UK-based telecom giant Vodafone has said it is willing to discuss tax-related issues with the government and pay the tax on the Hutch deal provided the interest and penalty are waived off.

Vodafone India Non-executive Chairman Analjit Singh Vodafone India Non-executive Chairman Analjit Singh
UK-based telecom giant Vodafone has said it is willing to discuss tax-related issues with the government and pay the tax on the Hutch deal provided the interest and penalty are waived off.

"It is an option. I don't know if it is feasible," Vodafone India non-executive chairman Analjit Singh told the media here when asked if it is a feasible option for the telecom giant to pay Rs 8,000-crore tax if the penalty and interest are waived.

After meeting finance ministry officials at North Block earlier this week, Singh said Vodafone is willing to discuss the tax issue with the government and does not want to get into any sort of controversy.

"We have made our public position very clear that Vodafone is completely ready to discuss the matter. Vodafone is not a company that is confrontationist or controversial. This is not Vodafone's business; its business is telecom," he said.

Earlier this week, Vodafone chief financial officer Andy Halford had said in London that the company might make a provision to cover the legal risks arising out of the tax dispute with the Indian government.

In February, Singh had met Planning Commission Deputy Chairman Montek Singh Ahluwalia, with whom he enjoys a close rapport. Prime Minister Manmohan Singh was at the time holding temporary charge of the finance ministry after Pranab Mukherjee quit to contest the presidential poll.

Vodafone appears to be having a case for a penalty waiver with the Income Tax Settlement Commission (ITSC) because retrospective amendments do not apply to penal provisions.

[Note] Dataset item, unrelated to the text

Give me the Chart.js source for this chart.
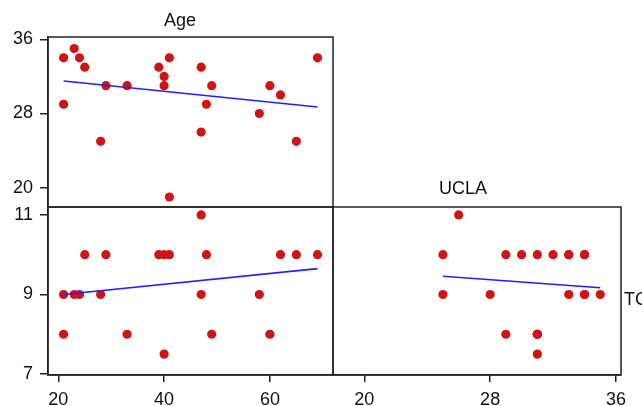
<!DOCTYPE html>
<html>
<head>
<meta charset="utf-8">
<script src="https://cdn.jsdelivr.net/npm/chart.js@4.4.1/dist/chart.umd.min.js"></script>
<style>
  html, body { margin: 0; padding: 0; background: #fff; width: 642px; height: 406px; overflow: hidden; }
  canvas { position: absolute; left: 0; top: 0; }
  .lbl { position: absolute; font-family: "Liberation Sans", Arial, sans-serif; font-size: 18px; line-height: 18px; color: #111; white-space: nowrap; }
</style>
</head>
<body>
<canvas id="cA" width="642" height="406"></canvas>
<canvas id="cB" width="642" height="406"></canvas>
<canvas id="cC" width="642" height="406"></canvas>
<div class="lbl" id="tAge" style="left:164px; top:11px;">Age</div>
<div class="lbl" id="tUCLA" style="left:439px; top:179px;">UCLA</div>
<div class="lbl" id="tTC" style="left:624px; top:290px;">TC</div>
<script>
// Subjects (one entry per person)
const age  = [21, 21, 23, 24, 25, 28, 29, 33, 39, 40, 40, 41, 41, 47, 47, 48, 49, 58, 60, 62, 65, 69];
const ucla = [34, 29, 35, 34, 33, 25, 31, 31, 33, 32, 31, 34, 19, 33, 26, 29, 31, 28, 31, 30, 25, 34];
const tc   = [9, 8, 9, 9, 10, 9, 10, 8, 10, 10, 7.5, 10, null, 9, 11, 10, 8, 9, 8, 10, 10, 10];

// Fitted lines (endpoints)
const fitAgeUcla = { x: [21, 69], y: [31.5, 28.7] };
const fitAgeTc   = { x: [21, 69], y: [9.0, 9.65] };
const fitUclaTc  = { x: [25, 35], y: [9.46, 9.17] };

// Tick labels
const ticksAge  = [20, 40, 60];
const ticksUcla = [20, 28, 36];
const ticksTc   = [7, 9, 11];

const DOT = '#d01414';
const LINE = '#2020ff';
const AXIS = '#222';
const FONT = { family: '"Liberation Sans", Arial, sans-serif', size: 18 };

function pts(xs, ys) {
  const out = [];
  for (let i = 0; i < xs.length; i++) if (xs[i] != null && ys[i] != null) out.push({ x: xs[i], y: ys[i] });
  return out;
}

const boxPlugin = {
  id: 'box',
  afterDraw(chart) {
    const a = chart.chartArea, ctx = chart.ctx;
    ctx.save();
    ctx.strokeStyle = AXIS;
    ctx.lineWidth = 1.5;
    ctx.strokeRect(a.left, a.top, a.right - a.left, a.bottom - a.top);
    ctx.restore();
  }
};

function axis(min, max, ticks, tickLen, opts) {
  return Object.assign({
    type: 'linear', min: min, max: max,
    afterBuildTicks: s => { s.ticks = ticks.map(v => ({ value: v })); },
    ticks: { color: '#111', font: FONT, padding: 7, autoSkip: false, maxRotation: 0 },
    grid: { drawOnChartArea: false, drawTicks: true, tickLength: tickLen, color: AXIS, lineWidth: 1.5 },
    border: { display: true, color: AXIS, width: 1.5 }
  }, opts);
}

function makeChart(id, scatter, fit, xs, ys, padding) {
  return new Chart(document.getElementById(id), {
    type: 'scatter',
    data: {
      datasets: [
        { data: scatter, backgroundColor: DOT, borderColor: DOT, pointRadius: 4.6, pointBorderWidth: 0, order: 2 },
        { type: 'line', data: pts(fit.x, fit.y), borderColor: LINE, borderWidth: 1.6, pointRadius: 0, fill: false, order: 1 }
      ]
    },
    options: {
      responsive: false, animation: false, events: [],
      layout: { padding: padding },
      plugins: { legend: { display: false }, tooltip: { enabled: false } },
      scales: { x: xs, y: ys }
    },
    plugins: [boxPlugin]
  });
}

// Top-left: Age (x) vs UCLA (y)
makeChart('cA', pts(age, ucla), fitAgeUcla,
  axis(18.05, 71.93, ticksAge, 7, { display: false }),
  axis(17.92, 36.25, ticksUcla, 8, { afterFit: s => { s.width = 48; } }),
  { left: 0, top: 37, right: 309, bottom: 199 });

// Bottom-left: Age (x) vs TC (y)
makeChart('cB', pts(age, tc), fitAgeTc,
  axis(18.05, 71.93, ticksAge, 7, { afterFit: s => { s.height = 31; } }),
  axis(6.975, 11.2, ticksTc, 8, { afterFit: s => { s.width = 48; } }),
  { left: 0, top: 207, right: 309, bottom: 0 });

// Bottom-right: UCLA (x) vs TC (y)
makeChart('cC', pts(ucla, tc), fitUclaTc,
  axis(18.01, 36.32, ticksUcla, 7, { afterFit: s => { s.height = 31; } }),
  axis(6.975, 11.2, ticksTc, 8, { display: false }),
  { left: 333, top: 207, right: 21, bottom: 0 });
</script>
</body>
</html>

ITSC settles tax liabilities across the board in complicated cases to avoid prolonged litigation.

The income tax (I-T) department had raised a Rs 11,218-crore tax demand, including Rs 7,900 crore tax and the remaining as interest, from Vodafone for its acquisition of Hutchison stake in Hutchison-Essar in 2007 through a deal on Cayman Islands.

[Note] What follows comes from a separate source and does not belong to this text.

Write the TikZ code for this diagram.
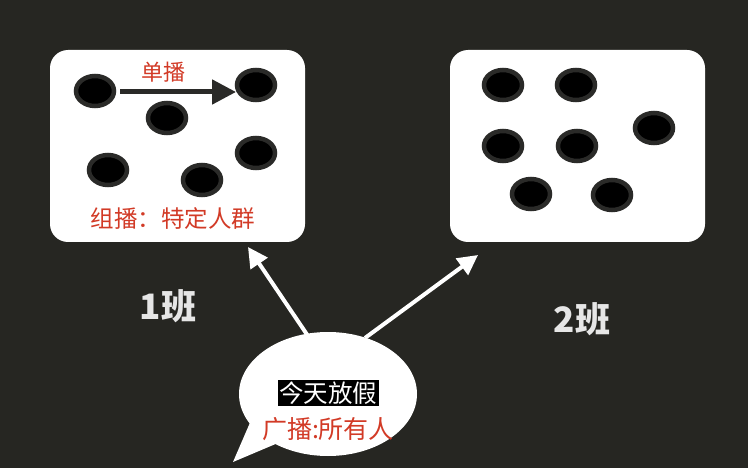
\documentclass[tikz,border=0pt]{standalone}
\usepackage{fontspec}
\newfontfamily\cjk{Noto Sans CJK SC}
\usetikzlibrary{arrows.meta,shapes.geometric}
\definecolor{bg}{HTML}{262622}
\definecolor{dotedge}{HTML}{2A2A28}
\definecolor{redtxt}{HTML}{D23A26}
\definecolor{labelc}{HTML}{E6E6E6}
\begin{document}
\begin{tikzpicture}[x=1pt,y=-1pt,
  panel/.style={fill=white,rounded corners=18pt},
  hole/.style={ellipse,draw=dotedge,line width=4.5pt,fill=black,minimum width=38pt,minimum height=30pt,inner sep=0pt,outer sep=0pt},
  redlabel/.style={text=redtxt,font=\cjk\fontsize{22}{22}\selectfont,inner sep=0pt},
  classlabel/.style={text=labelc,font=\cjk\bfseries\fontsize{35}{35}\selectfont,inner sep=0pt},
  whitearrow/.style={draw=white,line width=4pt,-{Triangle[length=20pt,width=20pt]}}]
\fill[bg] (0,0) rectangle (748,468);
\useasboundingbox (0,0) rectangle (748,468);
% panels
\node[panel,minimum width=255pt,minimum height=192pt,inner sep=0pt] (box1) at (177.5,146) {};
\node[panel,minimum width=255pt,minimum height=192pt,inner sep=0pt] (box2) at (577.5,146) {};
% class 1 dots
\node[hole] (a1) at (95,91) {};
\node[hole] (a2) at (256,85) {};
\node[hole] (a3) at (167,118) {};
\node[hole] (a4) at (108,170) {};
\node[hole] (a5) at (202,180) {};
\node[hole] (a6) at (256,153) {};
\coordinate (u1) at (120,92);
\coordinate (u2) at (236,92);
\draw[draw=dotedge,line width=5pt,-{Triangle[length=24pt,width=24pt]}] (u1) -- (u2);
\node[redlabel] (uni) at (163,72) {单播};
\node[redlabel,font=\cjk\fontsize{23.5}{23.5}\selectfont] (multi) at (173,219) {组播：特定人群};
% class 2 dots
\node[hole] (b1) at (503,85) {};
\node[hole] (b2) at (576,85) {};
\node[hole] (b3) at (654,128) {};
\node[hole] (b4) at (503,146) {};
\node[hole] (b5) at (577,146) {};
\node[hole] (b6) at (531,194) {};
\node[hole] (b7) at (612,195) {};
% class labels
\node[classlabel] (c1) at (168,306) {1班};
\node[classlabel] (c2) at (582,319) {2班};
% speech bubble
\fill[white] (252,418) -- (233,462) -- (285,440) -- cycle;
\node[ellipse,fill=white,minimum width=178pt,minimum height=124pt,inner sep=0pt] (bubble) at (328,394) {};
\node[fill=black,text=white,font=\cjk\fontsize{24.5}{24.5}\selectfont,inner sep=1.5pt] (say) at (328,393) {今天放假};
\node[redlabel,font=\cjk\fontsize{25}{25}\selectfont] (bc) at (328,429) {广播:所有人};
% arrows
\coordinate (t1) at (248,247);
\coordinate (t2) at (478,255);
\coordinate (s1) at (308,336);
\coordinate (s2) at (365,338);
\draw[whitearrow] (s1) -- (t1);
\draw[whitearrow] (s2) -- (t2);
\end{tikzpicture}
\end{document}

But the Supreme Court struck down the tax claim. Following the apex court's judgment, the government in the Finance Bill, 2012, had proposed amendments in the Income Tax Act, 1961, with retrospective effect to bring overseas mergers and acquisitions involving domestic assets under the tax net.

While the I-T department has raised a demand of Rs 20,000 crore on Vodafone, only Rs 7,900 crore of it constitutes the basic tax while the rest comprises penalty and interest on this sum due since 2007. Senior officials are of the view that under the current laws, no other compromise is possible in the form of the government offering a relaxation in the tax amount.

A senior official said that there is no such thing as an outof-court settlement under the current laws. "Any concession through an executive order would run into a major political controversy. It would also smack of discrimination against other tax-compliant corporates," the official added.

The I-T department is confident that it has a very strong case over Section 163 in the High Court as the agreement between Vodafone and Hutch puts all the responsibility of paying taxes on Vodafone.

While Vodafone had won the tax case in the apex court against the tax demand, the Finance Bill had amended the law with retrospective effect.

This brings the company in the ambit of the tax and unless another amendment takes place, the law stands, a senior official pointed out.